# Start of Extracted data
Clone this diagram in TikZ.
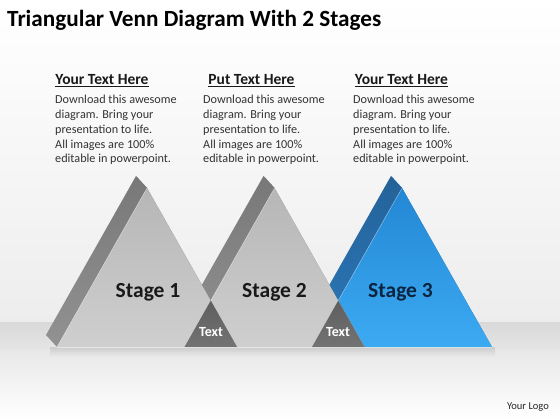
\documentclass[tikz,border=0pt]{standalone}
\usepackage{fontspec}
\setmainfont{Carlito}
\definecolor{grayfront1}{HTML}{B6B6B6}
\definecolor{grayfront2}{HTML}{CFCFCF}
\definecolor{graystrip}{HTML}{929292}
\definecolor{graycap}{HTML}{767676}
\definecolor{bluefront1}{HTML}{2387D4}
\definecolor{bluefront2}{HTML}{3CAAF3}
\definecolor{bluestrip}{HTML}{2C78BA}
\definecolor{bluecap}{HTML}{1D5E98}
\definecolor{darktri1}{HTML}{737373}
\definecolor{darktri2}{HTML}{5E5E5E}
\definecolor{bodycol}{HTML}{333333}
\definecolor{stage3col}{HTML}{0B2540}
\newcommand\drawprism[6]{%
  \fill[#3] (#1+79,176) -- (#1+90,188) -- (#1+180,347) -- (#1+169,335) -- cycle;
  \shade[top color=#2!82!black, bottom color=#2] (#1-11,335) -- (#1+79,176) -- (#1+90,188) -- (#1,347) -- cycle;
  \shade[top color=#4, bottom color=#5] (#1,347) -- (#1+180,347) -- (#1+90,188) -- cycle;
  \draw[white, opacity=0.35, line width=0.6pt] (#1,347) -- (#1+90,188);
  \draw[white, opacity=0.5, line width=0.8pt] (#1,347) -- (#1+180,347);
}
\newcommand\drawoverlap[2]{%
  \shade[top color=darktri2, bottom color=darktri1] (#1,347) -- (#2,347) -- ({(#1+#2)/2},{347-((#2-#1)/2)*159/90}) -- cycle;
}
\tikzset{
  titletext/.style={font=\fontsize{23.2}{28}\selectfont\bfseries, text=black, inner sep=0pt},
  hdrtext/.style={font=\fontsize{15.5}{18}\selectfont\bfseries, text=black!90, inner sep=0pt},
  bodytext/.style={font=\fontsize{12.2}{14.8}\selectfont, text=bodycol, align=left, inner sep=0pt},
  stagetext/.style={font=\fontsize{21.5}{24}\selectfont\bfseries, inner sep=0pt},
  smalltext/.style={font=\fontsize{14}{16}\selectfont\bfseries, text=white, inner sep=0pt},
  logotext/.style={font=\fontsize{10.5}{12}\selectfont, text=black!85, inner sep=0pt}
}
\begin{document}
\begin{tikzpicture}[x=1pt,y=-1pt]
\useasboundingbox (0,0) rectangle (560,420);
% background
\shade[top color=white, bottom color=black!7] (0,0) rectangle (560,322);
\shade[top color=black!15, bottom color=black!10] (0,322) rectangle (560,350);
\shade[top color=black!9, bottom color=white] (0,350) rectangle (560,420);
\shade[top color=black!20, bottom color=black!9] (50,347) rectangle (495,356);
% prisms, back to front
\drawprism{312}{bluestrip}{bluecap}{bluefront1}{bluefront2}{}
\drawprism{184.5}{graystrip}{graycap}{grayfront1}{grayfront2}{}
\drawprism{57}{graystrip}{graycap}{grayfront1}{grayfront2}{}
% overlaps
\drawoverlap{184.5}{237}
\drawoverlap{312}{364.5}
% texts
\node[titletext, anchor=base west] (title) at (7,27) {Triangular Venn Diagram With 2 Stages};
\node[hdrtext] (h1) at (102,81) {\underline{Your Text Here}};
\node[hdrtext] (h2) at (251.5,81) {\underline{Put Text Here}};
\node[hdrtext] (h3) at (401.5,81) {\underline{Your Text Here}};
\node[bodytext, anchor=north west] (b1) at (55,95) {Download this awesome\\diagram. Bring your\\presentation to life.\\All images are 100\%\\editable in powerpoint.};
\node[bodytext, anchor=north west] (b2) at (203,95) {Download this awesome\\diagram. Bring your\\presentation to life.\\All images are 100\%\\editable in powerpoint.};
\node[bodytext, anchor=north west] (b3) at (353,95) {Download this awesome\\diagram. Bring your\\presentation to life.\\All images are 100\%\\editable in powerpoint.};
\node[stagetext, text=black!90] (s1) at (148,292) {Stage 1};
\node[stagetext, text=black!90] (s2) at (274.5,292) {Stage 2};
\node[stagetext, text=stage3col] (s3) at (400.5,292) {Stage 3};
\node[smalltext] (t1) at (211,332) {Text};
\node[smalltext] (t2) at (338,332) {Text};
\node[logotext] (logo) at (528,407) {Your Logo};
\end{tikzpicture}
\end{document}
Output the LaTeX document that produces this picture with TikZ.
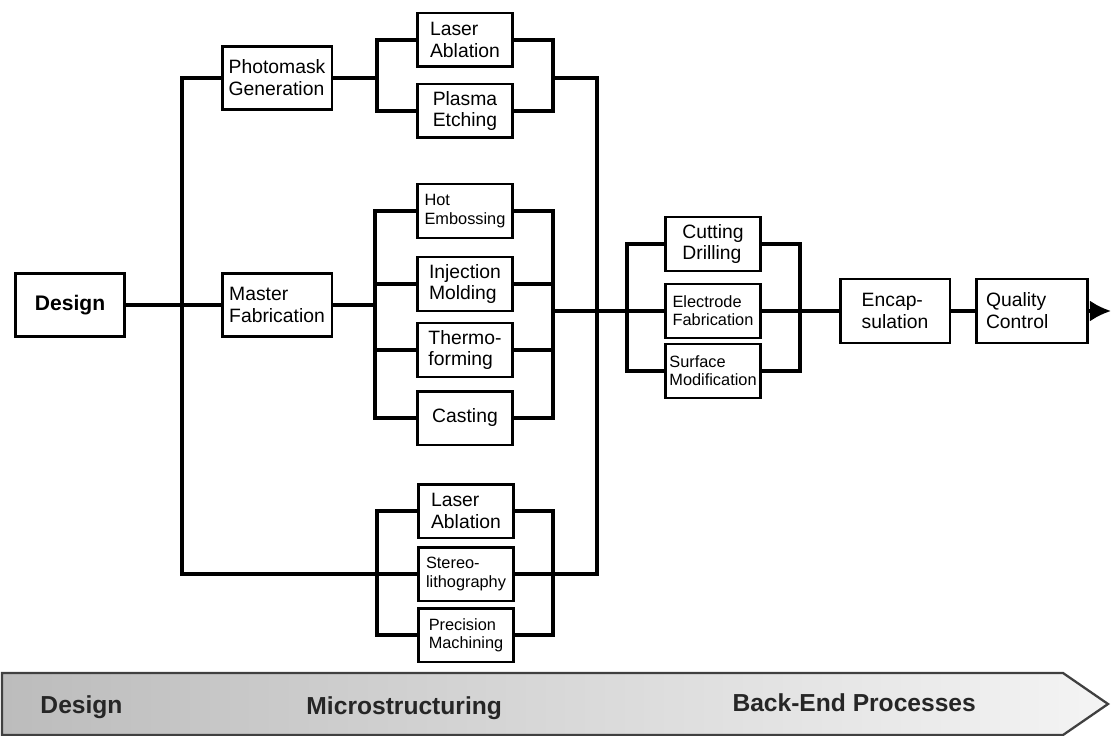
# End of Extracted data
Write out the entries above word for word. Do not include the pictures.

Clone this diagram in TikZ.
\documentclass[tikz,border=0pt]{standalone}
\usepackage{fontspec}
\setmainfont{Carlito}
\definecolor{grayfront1}{HTML}{B6B6B6}
\definecolor{grayfront2}{HTML}{CFCFCF}
\definecolor{graystrip}{HTML}{929292}
\definecolor{graycap}{HTML}{767676}
\definecolor{bluefront1}{HTML}{2387D4}
\definecolor{bluefront2}{HTML}{3CAAF3}
\definecolor{bluestrip}{HTML}{2C78BA}
\definecolor{bluecap}{HTML}{1D5E98}
\definecolor{darktri1}{HTML}{737373}
\definecolor{darktri2}{HTML}{5E5E5E}
\definecolor{bodycol}{HTML}{333333}
\definecolor{stage3col}{HTML}{0B2540}
\newcommand\drawprism[6]{%
  \fill[#3] (#1+79,176) -- (#1+90,188) -- (#1+180,347) -- (#1+169,335) -- cycle;
  \shade[top color=#2!82!black, bottom color=#2] (#1-11,335) -- (#1+79,176) -- (#1+90,188) -- (#1,347) -- cycle;
  \shade[top color=#4, bottom color=#5] (#1,347) -- (#1+180,347) -- (#1+90,188) -- cycle;
  \draw[white, opacity=0.35, line width=0.6pt] (#1,347) -- (#1+90,188);
  \draw[white, opacity=0.5, line width=0.8pt] (#1,347) -- (#1+180,347);
}
\newcommand\drawoverlap[2]{%
  \shade[top color=darktri2, bottom color=darktri1] (#1,347) -- (#2,347) -- ({(#1+#2)/2},{347-((#2-#1)/2)*159/90}) -- cycle;
}
\tikzset{
  titletext/.style={font=\fontsize{23.2}{28}\selectfont\bfseries, text=black, inner sep=0pt},
  hdrtext/.style={font=\fontsize{15.5}{18}\selectfont\bfseries, text=black!90, inner sep=0pt},
  bodytext/.style={font=\fontsize{12.2}{14.8}\selectfont, text=bodycol, align=left, inner sep=0pt},
  stagetext/.style={font=\fontsize{21.5}{24}\selectfont\bfseries, inner sep=0pt},
  smalltext/.style={font=\fontsize{14}{16}\selectfont\bfseries, text=white, inner sep=0pt},
  logotext/.style={font=\fontsize{10.5}{12}\selectfont, text=black!85, inner sep=0pt}
}
\begin{document}
\begin{tikzpicture}[x=1pt,y=-1pt]
\useasboundingbox (0,0) rectangle (560,420);
% background
\shade[top color=white, bottom color=black!7] (0,0) rectangle (560,322);
\shade[top color=black!15, bottom color=black!10] (0,322) rectangle (560,350);
\shade[top color=black!9, bottom color=white] (0,350) rectangle (560,420);
\shade[top color=black!20, bottom color=black!9] (50,347) rectangle (495,356);
% prisms, back to front
\drawprism{312}{bluestrip}{bluecap}{bluefront1}{bluefront2}{}
\drawprism{184.5}{graystrip}{graycap}{grayfront1}{grayfront2}{}
\drawprism{57}{graystrip}{graycap}{grayfront1}{grayfront2}{}
% overlaps
\drawoverlap{184.5}{237}
\drawoverlap{312}{364.5}
% texts
\node[titletext, anchor=base west] (title) at (7,27) {Triangular Venn Diagram With 2 Stages};
\node[hdrtext] (h1) at (102,81) {\underline{Your Text Here}};
\node[hdrtext] (h2) at (251.5,81) {\underline{Put Text Here}};
\node[hdrtext] (h3) at (401.5,81) {\underline{Your Text Here}};
\node[bodytext, anchor=north west] (b1) at (55,95) {Download this awesome\\diagram. Bring your\\presentation to life.\\All images are 100\%\\editable in powerpoint.};
\node[bodytext, anchor=north west] (b2) at (203,95) {Download this awesome\\diagram. Bring your\\presentation to life.\\All images are 100\%\\editable in powerpoint.};
\node[bodytext, anchor=north west] (b3) at (353,95) {Download this awesome\\diagram. Bring your\\presentation to life.\\All images are 100\%\\editable in powerpoint.};
\node[stagetext, text=black!90] (s1) at (148,292) {Stage 1};
\node[stagetext, text=black!90] (s2) at (274.5,292) {Stage 2};
\node[stagetext, text=stage3col] (s3) at (400.5,292) {Stage 3};
\node[smalltext] (t1) at (211,332) {Text};
\node[smalltext] (t2) at (338,332) {Text};
\node[logotext] (logo) at (528,407) {Your Logo};
\end{tikzpicture}
\end{document}
Output the LaTeX document that produces this picture with TikZ.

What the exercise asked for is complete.